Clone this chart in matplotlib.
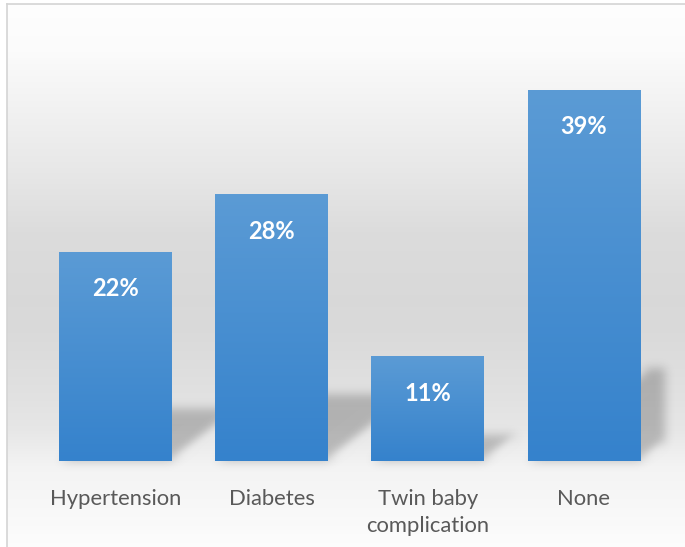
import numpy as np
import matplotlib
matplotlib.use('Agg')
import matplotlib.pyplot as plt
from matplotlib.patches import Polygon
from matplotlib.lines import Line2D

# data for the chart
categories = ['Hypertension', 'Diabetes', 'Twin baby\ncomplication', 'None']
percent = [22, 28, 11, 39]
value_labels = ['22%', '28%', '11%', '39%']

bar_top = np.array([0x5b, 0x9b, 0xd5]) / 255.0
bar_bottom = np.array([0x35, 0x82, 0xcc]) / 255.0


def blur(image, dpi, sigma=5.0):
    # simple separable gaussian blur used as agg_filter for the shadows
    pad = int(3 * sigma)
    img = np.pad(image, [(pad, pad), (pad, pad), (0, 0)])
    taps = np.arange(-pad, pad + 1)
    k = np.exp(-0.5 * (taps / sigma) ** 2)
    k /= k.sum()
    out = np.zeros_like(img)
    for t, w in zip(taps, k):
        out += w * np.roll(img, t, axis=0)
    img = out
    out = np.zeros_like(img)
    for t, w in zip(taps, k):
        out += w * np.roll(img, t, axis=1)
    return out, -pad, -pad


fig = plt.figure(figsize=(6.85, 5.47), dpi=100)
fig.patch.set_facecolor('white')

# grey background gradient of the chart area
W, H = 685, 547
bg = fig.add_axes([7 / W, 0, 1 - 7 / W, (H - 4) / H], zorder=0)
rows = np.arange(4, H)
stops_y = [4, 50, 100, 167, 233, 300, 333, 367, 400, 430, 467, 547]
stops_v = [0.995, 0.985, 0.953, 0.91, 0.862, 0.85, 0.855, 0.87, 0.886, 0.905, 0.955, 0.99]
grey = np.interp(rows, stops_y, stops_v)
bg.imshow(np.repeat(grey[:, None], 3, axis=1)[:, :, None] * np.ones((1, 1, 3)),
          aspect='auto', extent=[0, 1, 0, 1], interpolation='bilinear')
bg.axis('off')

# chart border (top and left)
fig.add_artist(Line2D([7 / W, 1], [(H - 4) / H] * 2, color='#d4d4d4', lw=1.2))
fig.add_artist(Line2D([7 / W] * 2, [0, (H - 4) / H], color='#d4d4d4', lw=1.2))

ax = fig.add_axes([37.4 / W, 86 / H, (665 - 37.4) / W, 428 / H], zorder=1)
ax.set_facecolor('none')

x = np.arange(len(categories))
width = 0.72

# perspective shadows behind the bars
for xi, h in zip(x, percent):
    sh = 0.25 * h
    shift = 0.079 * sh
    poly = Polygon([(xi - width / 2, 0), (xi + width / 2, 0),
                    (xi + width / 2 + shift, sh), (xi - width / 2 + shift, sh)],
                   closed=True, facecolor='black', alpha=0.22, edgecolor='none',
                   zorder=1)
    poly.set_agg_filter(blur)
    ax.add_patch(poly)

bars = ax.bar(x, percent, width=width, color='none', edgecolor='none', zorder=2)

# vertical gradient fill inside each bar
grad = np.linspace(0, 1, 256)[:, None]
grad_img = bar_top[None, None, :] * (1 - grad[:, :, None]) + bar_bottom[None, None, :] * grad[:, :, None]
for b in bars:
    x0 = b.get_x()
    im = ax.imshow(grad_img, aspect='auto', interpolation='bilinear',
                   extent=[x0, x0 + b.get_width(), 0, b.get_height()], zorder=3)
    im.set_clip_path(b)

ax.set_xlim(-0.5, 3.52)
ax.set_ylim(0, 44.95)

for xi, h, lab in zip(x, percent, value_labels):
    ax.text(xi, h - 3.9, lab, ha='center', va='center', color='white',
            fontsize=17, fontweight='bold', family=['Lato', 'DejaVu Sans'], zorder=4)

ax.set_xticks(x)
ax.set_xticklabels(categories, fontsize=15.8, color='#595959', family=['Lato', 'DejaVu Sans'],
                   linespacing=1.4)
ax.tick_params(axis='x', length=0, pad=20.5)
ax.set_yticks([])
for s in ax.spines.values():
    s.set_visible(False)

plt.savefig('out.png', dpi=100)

• _WHAT TO PRODUCE_: Every line from the top of the material above through the line with "value_labels = ['22%', '28%', '11%', '39%']" should be duplicated exactly, please; leave out the pictures.

• _FINISHED EXERCISE_:
Clone this chart in matplotlib.
import numpy as np
import matplotlib
matplotlib.use('Agg')
import matplotlib.pyplot as plt
from matplotlib.patches import Polygon
from matplotlib.lines import Line2D

# data for the chart
categories = ['Hypertension', 'Diabetes', 'Twin baby\ncomplication', 'None']
percent = [22, 28, 11, 39]
value_labels = ['22%', '28%', '11%', '39%']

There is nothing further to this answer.